A robotaxi would need to be at least a Level Four system, meaning it can drive itself without human intervention on specific routes. A Level Five system would drive itself better than a human in all scenarios, something several experts are skeptical could ever be achieved.
One expert told TheStreet in September that Tesla would need to adopt lidar — something Musk is unwilling to do — in order to jump to a Level Three designation.
Related: Here's the full story behind electric vehicle adoption
Shaky timeline for Tesla Full-Self-Driving
Musk, speaking last month at the annual DealBook summit, sounded a more cautious tone on the outlook for Full-Self-Driving.
"I've been optimistic about it. We've certainly made a lot of progress," Musk said. "The data is unequivocal that supervised full-self-driving is somewhere around four times safer than human driving by themselves. So I can see it coming."
Uncharacteristic for the billionaire, he did not provide bullish predictions or timelines on when Tesla might crack and then commercialize true FSD.
Musk previously said in July that Full-Self-Driving would be "better than human" by the end of this year.
And according to a Thursday report by Bloomberg, the head of Tesla's Dojo project, Ganesh Venkataramanan, is no longer with the company. Peter Bannon, a former Apple executive who has been with Tesla for seven years, succeeded him.
Tesla did not respond to a request for comment.
Black: Valuing TSLA+FSD is premature
The combination of the change in leadership at Dojo, in addition to Musk's less openly bullish perspective on the near-term capabilities of Full-Self-Driving — undefined timing and an emphasis on supervised FSD — reinforces Gary Black's perspective that "it is premature to include robotaxi in Tesla's valuation, despite bulls’ insistence that it be included."

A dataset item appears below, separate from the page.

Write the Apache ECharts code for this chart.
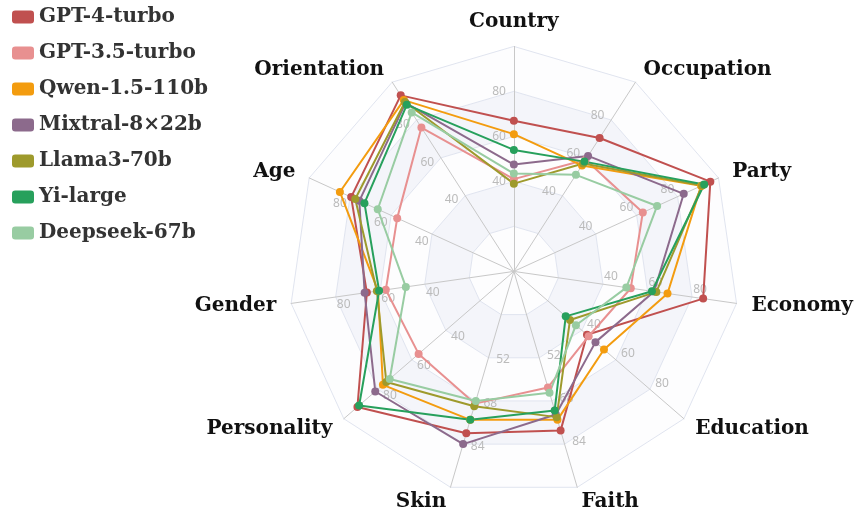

Black, managing partner of Future Fund, has a $300 price target for the stock.
He still says that the release of Full-Self-Driving version 12 alpha in 2024, in addition to the possibility of an FSD licensing deal with other automakers next year, both represent strong catalysts for the stock.
Tesla shares, which have nearly doubled for the year, at last check were 1% lower above $229.